Exiting a commercial property investment

There’s a saying ‘Always start at the end before you begin’. Flipping this around and applying it to real estate, this means before you invest, you need to have a way out.

The first question to ask yourself is:

“Why am I investing?” There are many great reasons to invest in commercial property – from earning.

extra income and saving on rent, to diversifing your investments, making long-term capital gains and financial future proofing for your family. Whatever your motivation, the answer to this question will help you develop a clear and realistic exit strategy that will guide you when it comes time to cash-out from your investment smoothly and without a blow to your finances.
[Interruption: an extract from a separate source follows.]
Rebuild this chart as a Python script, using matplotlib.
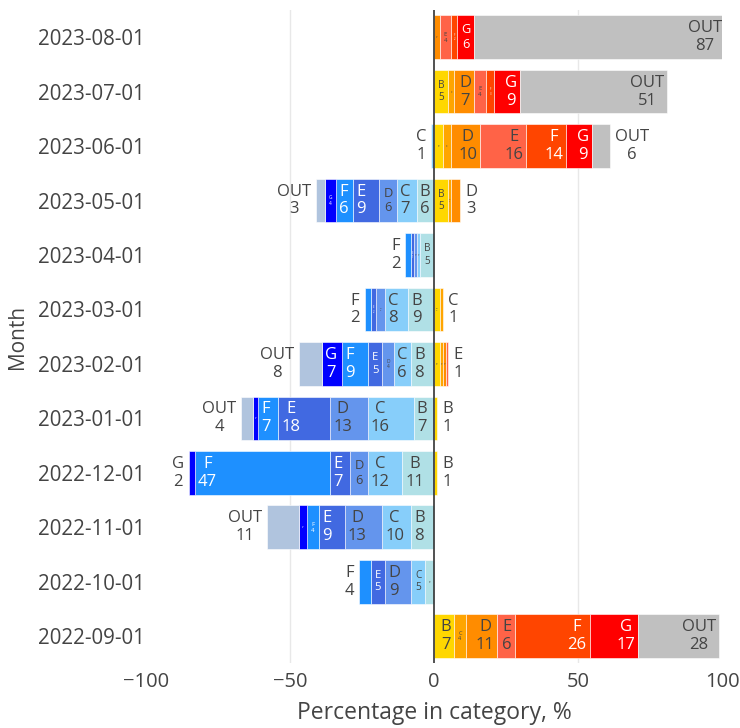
import matplotlib
matplotlib.use("Agg")
import matplotlib.pyplot as plt
import matplotlib.colors as mcolors

# ---------------- data ----------------
months = ["2022-09-01", "2022-10-01", "2022-11-01", "2022-12-01",
          "2023-01-01", "2023-02-01", "2023-03-01", "2023-04-01",
          "2023-05-01", "2023-06-01", "2023-07-01", "2023-08-01"]
categories = ["B", "C", "D", "E", "F", "G", "OUT"]

# positive side (right of zero)
pos_B   = [7, 0, 0, 1, 1, 2, 2, 0, 5, 3, 5, 0]
pos_C   = [4, 0, 0, 0, 0, 1, 1, 0, 1, 3, 2, 0]
pos_D   = [11, 0, 0, 0, 0, 1, 0, 0, 3, 10, 7, 2]
pos_E   = [6, 0, 0, 0, 0, 1, 0, 0, 0, 16, 4, 4]
pos_F   = [26, 0, 0, 0, 0, 0, 0, 0, 0, 14, 3, 2]
pos_G   = [17, 0, 0, 0, 0, 0, 0, 0, 0, 9, 9, 6]
pos_OUT = [28, 0, 0, 0, 0, 0, 0, 0, 0, 6, 51, 87]

# negative side (left of zero), magnitudes
neg_B   = [0, 3, 8, 11, 7, 8, 9, 5, 6, 0, 0, 0]
neg_C   = [0, 5, 10, 12, 16, 6, 8, 1, 7, 1, 0, 0]
neg_D   = [0, 9, 13, 6, 13, 4, 3, 1, 6, 0, 0, 0]
neg_E   = [0, 5, 9, 7, 18, 5, 2, 1, 9, 0, 0, 0]
neg_F   = [0, 4, 4, 47, 7, 9, 2, 2, 6, 0, 0, 0]
neg_G   = [0, 0, 3, 2, 2, 7, 0, 0, 4, 0, 0, 0]
neg_OUT = [0, 0, 11, 0, 4, 8, 0, 0, 3, 0, 0, 0]

pos_series = [pos_B, pos_C, pos_D, pos_E, pos_F, pos_G, pos_OUT]
neg_series = [neg_B, neg_C, neg_D, neg_E, neg_F, neg_G, neg_OUT]

pos_colors = ["#FFD700", "#FFA500", "#FF8C00", "#FF6347", "#FF4500", "#FF0000", "#C0C0C0"]
neg_colors = ["#B0E0E6", "#87CEFA", "#6495ED", "#4169E1", "#1E90FF", "#0000FF", "#B0C4DE"]

x_ticks = [-100, -50, 0, 50, 100]

# ---------------- style ----------------
FONT = "Open Sans"
plt.rcParams["font.family"] = [FONT, "DejaVu Sans"]
TXT = "#444444"
BASE = 12.0      # bar text size (pt)
PAD = 3.0        # px, placement padding
FIT_PAD = 4.0    # px, padding used when shrinking text
BAR_H = 0.8

W, H = 740, 728
fig = plt.figure(figsize=(W / 100, H / 100), dpi=100)
L, R, T, B = 146, 722, 10, 663.4
ax = fig.add_axes([L / W, (H - B) / H, (R - L) / W, (B - T) / H])
ax.set_xlim(-100, 100)
ax.set_ylim(-0.5, len(months) - 0.5)

for s in ax.spines.values():
    s.set_visible(False)
ax.set_xticks(x_ticks)
ax.set_xticklabels([f"{t}".replace("-", "\u2212") for t in x_ticks])
ax.set_yticks(range(len(months)))
ax.set_yticklabels(months)
ax.tick_params(axis="x", length=0, pad=6, labelsize=14.5, labelcolor=TXT)
ax.tick_params(axis="y", length=0, pad=1, labelsize=14.8, labelcolor=TXT)
for gx in x_ticks[1:-1]:
    if gx != 0:
        ax.axvline(gx, color="#E8E8E8", linewidth=1, zorder=0)
ax.set_xlabel("Percentage in category, %", fontsize=16.5, color=TXT, labelpad=7)
ax.set_ylabel("Month", fontsize=15, color=TXT, labelpad=7)

renderer = fig.canvas.get_renderer()
px_unit = ax.transData.transform((1, 0))[0] - ax.transData.transform((0, 0))[0]
bar_px = BAR_H * (ax.transData.transform((0, 1))[1] - ax.transData.transform((0, 0))[1])


def is_light(c):
    r, g, b = [v * 255 for v in mcolors.to_rgb(c)]
    return (r * 299 + g * 587 + b * 114) / 1000 > 128


def draw_side(series, colors, sign):
    for i in range(len(months)):
        vals = [s[i] for s in series]
        nz = [k for k, v in enumerate(vals) if v > 0]
        if not nz:
            continue
        outer = nz[-1]
        cum = 0
        for k in nz:
            v = vals[k]
            start = sign * cum
            ax.barh(i, sign * v, left=start, height=BAR_H, color=colors[k],
                    edgecolor="white", linewidth=0.4, zorder=2)
            end = sign * (cum + v)
            cum += v
            label = f"{categories[k]}\n{v}"
            t = ax.text(0, i, label, fontsize=BASE, ha="center", va="center",
                        multialignment="center", linespacing=1.15, zorder=4)
            bb = t.get_window_extent(renderer)
            tw, th = bb.width, bb.height
            t.remove()
            seg_px = v * px_unit
            availw = seg_px - 2 * PAD
            availh = bar_px - 2 * PAD
            fits = tw <= availw and th <= availh
            shrink_h = min(1.0, availh / th)
            fits_shrunk = tw * shrink_h <= availw
            if k == outer and not (fits or fits_shrunk):
                # outside the bar end
                ax.annotate(label, xy=(end, i), xytext=(sign * 5, 0),
                            textcoords="offset pixels",
                            ha="left" if sign > 0 else "right", va="center",
                            multialignment="center", linespacing=1.15,
                            fontsize=BASE, color=TXT, zorder=4,
                            annotation_clip=False)
            else:
                if fits or fits_shrunk:
                    sc = min(1.0, availw / tw, availh / th)
                    off = PAD
                else:
                    sc = min(1.0, max(seg_px - 2 * FIT_PAD, 1.5) / tw, availh / th)
                    off = max(0.5, (seg_px - tw * sc) / 2)
                col = TXT if is_light(colors[k]) else "white"
                ax.annotate(label, xy=(end, i), xytext=(-sign * off, 0),
                            textcoords="offset pixels",
                            ha="right" if sign > 0 else "left", va="center",
                            multialignment="center", linespacing=1.15,
                            fontsize=BASE * sc, color=col, zorder=4,
                            annotation_clip=False)


draw_side(pos_series, pos_colors, +1)
draw_side(neg_series, neg_colors, -1)

ax.axvline(0, color="#333333", linewidth=1.2, zorder=5)

fig.savefig("out.png", dpi=100, facecolor="white")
Your exit strategy should reflect your investment goals – long term or short term. If your strategy is to add value to your property, tenant it, resell and move on, your exit strategy will be led by the timing of these actions and the value of your return. When the value of your return plateaus (after the improvements) then it’s probably time to move on.
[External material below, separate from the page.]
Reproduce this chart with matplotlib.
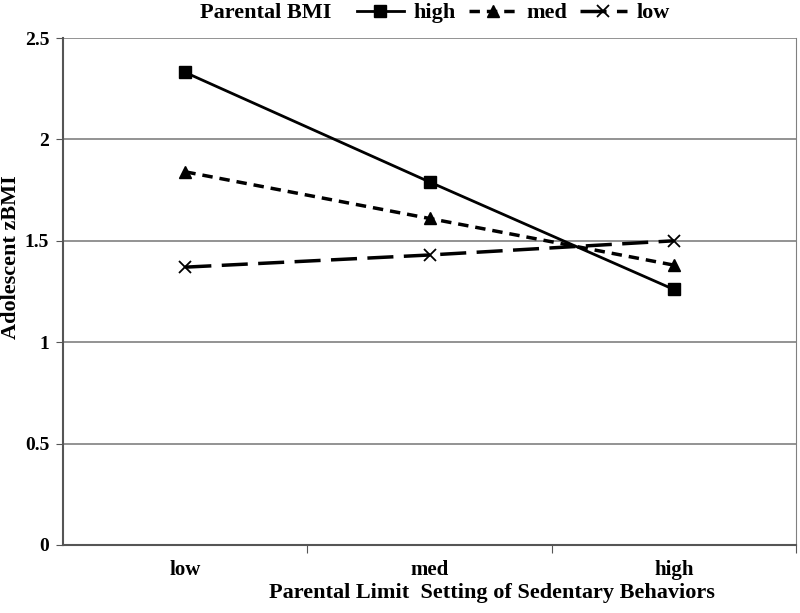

If your strategy is for longer term investment then more things will come into play. You may choose to sell based on the state of the market at the time or the state of your asset – for example, while aspects of your property still have enough life in them to add value, like the interior fit-out, exterior cladding or roof. Alternatively, your exit strategy could be to pass the property on to loved ones after your death.
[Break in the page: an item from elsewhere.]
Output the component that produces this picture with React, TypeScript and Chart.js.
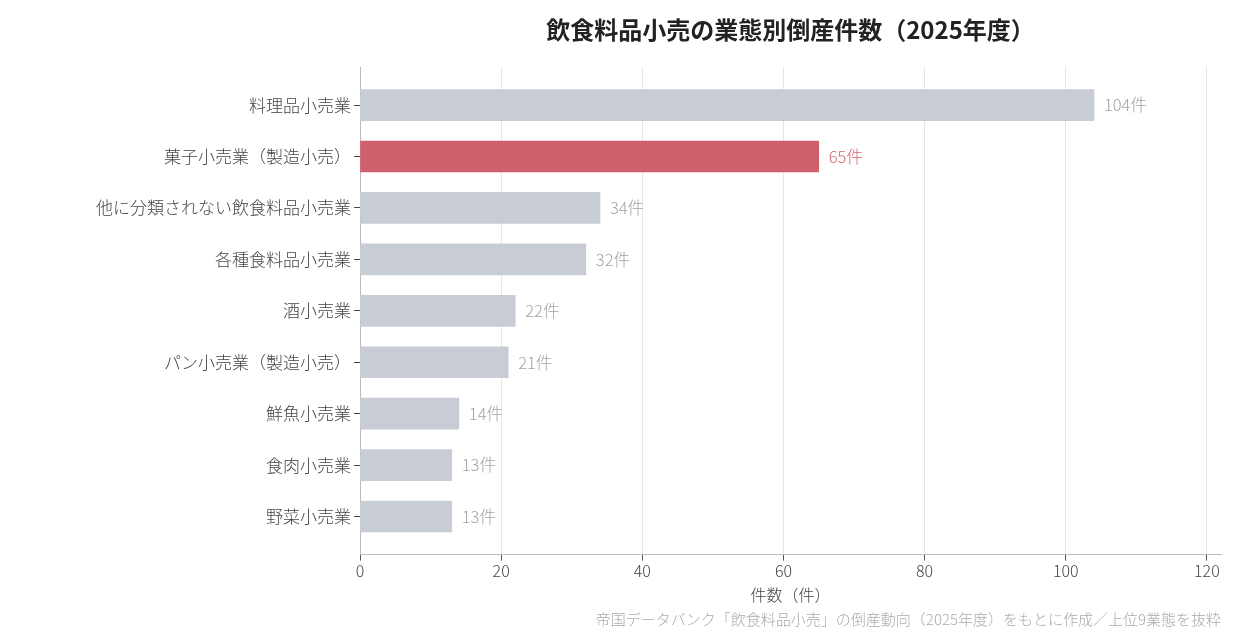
import { useEffect, useRef } from 'react';
import Chart from 'chart.js/auto';

const categories = [
  '料理品小売業',
  '菓子小売業（製造小売）',
  '他に分類されない飲食料品小売業',
  '各種食料品小売業',
  '酒小売業',
  'パン小売業（製造小売）',
  '鮮魚小売業',
  '食肉小売業',
  '野菜小売業',
];
const counts = [104, 65, 34, 32, 22, 21, 14, 13, 13];
const highlightIndex = 1;
const xTicks = [0, 20, 40, 60, 80, 100, 120];

const FONT = "'Noto Sans CJK JP', 'Noto Sans', sans-serif";
const TITLE = '飲食料品小売の業態別倒産件数（2025年度）';
const SOURCE = '帝国データバンク「飲食料品小売」の倒産動向（2025年度）をもとに作成／上位9業態を抜粋';

const GRAY = '#c8ccd5';
const RED = '#d0606c';

const textPlugin = {
  id: 'texts',
  afterDatasetsDraw(chart: any) {
    const { ctx, chartArea } = chart;
    const meta = chart.getDatasetMeta(0);
    ctx.save();
    ctx.font = `300 16.5px ${FONT}`;
    ctx.textBaseline = 'middle';
    ctx.textAlign = 'left';
    meta.data.forEach((bar: any, i: number) => {
      ctx.fillStyle = i === highlightIndex ? '#d4666f' : '#a0a3aa';
      ctx.fillText(`${counts[i]}件`, bar.x + 10, bar.y);
    });
    // title
    ctx.fillStyle = '#222';
    ctx.font = `bold 24px ${FONT}`;
    ctx.textAlign = 'center';
    ctx.fillText(TITLE, (chartArea.left + chartArea.right) / 2, 30);
    // source
    ctx.fillStyle = '#aaaaaa';
    ctx.font = `300 15px ${FONT}`;
    ctx.textAlign = 'right';
    ctx.fillText(SOURCE, chartArea.right, 619);
    ctx.restore();
  },
};

const App = () => {
  const chartRef = useRef<HTMLCanvasElement | null>(null);
  const chartInstance = useRef<Chart | null>(null);

  useEffect(() => {
    document.body.style.margin = '0';
    if (!chartRef.current) return;
    const ctx = chartRef.current.getContext('2d');
    if (!ctx) return;
    if (chartInstance.current) chartInstance.current.destroy();

    chartInstance.current = new Chart(ctx, {
      type: 'bar',
      data: {
        datasets: [
          {
            data: counts.map((v, i) => ({ x: v, y: i })),
            backgroundColor: counts.map((_, i) => (i === highlightIndex ? RED : GRAY)),
            barThickness: 31,
          },
        ],
      },
      options: {
        indexAxis: 'y',
        animation: false,
        responsive: false,
        layout: { padding: { top: 67, right: 19, bottom: 35, left: 0 } },
        plugins: {
          legend: { display: false },
          tooltip: { enabled: false },
        },
        scales: {
          x: {
            type: 'linear',
            min: 0,
            max: 122,
            afterBuildTicks: (axis: any) => {
              axis.ticks = xTicks.map((v) => ({ value: v }));
            },
            grid: { color: '#e6e6e6', tickColor: '#555', tickLength: 6 },
            border: { color: '#bbbbbb' },
            ticks: { font: { family: FONT, size: 16, weight: 300 }, color: '#444', padding: 1, maxRotation: 0 },
            title: {
              display: true,
              text: '件数（件）',
              font: { family: FONT, size: 16, weight: 300 },
              color: '#444',
              padding: { top: 4, bottom: 0 },
            },
          },
          y: {
            type: 'linear',
            min: -0.74,
            max: 8.74,
            reverse: true,
            offset: false,
            afterBuildTicks: (axis: any) => {
              axis.ticks = categories.map((_, i) => ({ value: i }));
            },
            afterFit: (axis: any) => {
              axis.width = 360;
            },
            grid: { drawOnChartArea: false, offset: false, color: '#444', tickLength: 6 },
            border: { color: '#bbbbbb' },
            ticks: {
              font: { family: FONT, size: 17, weight: 300 },
              color: '#444',
              padding: 3,
              autoSkip: false,
              callback: (v: any) => categories[v as number] ?? '',
            },
          },
        },
      },
      plugins: [textPlugin],
    } as any);

    return () => {
      if (chartInstance.current) {
        chartInstance.current.destroy();
        chartInstance.current = null;
      }
    };
  }, []);

  return (
    <div style={{ width: 1240, height: 640 }}>
      <canvas ref={chartRef} width={1240} height={640} style={{ width: 1240, height: 640 }} />
    </div>
  );
};

export default App;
If your business is occupying your investment then there are different options. You could sell when your business is done with property or you could sell it while you are still the tenant and lease it back. Something for owner occupiers to be aware of is customizing the property too much. Your exit strategy should provide guidance as to far you can go without sacrificing the value to other potential owners or tenants.

An exit strategy should also include positive and negative contingencies – for example, how will a buoyant property market or a depressed market affect your strategy?

Having an effective exit strategy will help you to avoid panicked selling, selling in a depressed market and selling when your property isn’t ready – all of which will compromise your returns. Finally, another saying to finish: “Every exit is an entry somewhere else.” So, what’s your plan now?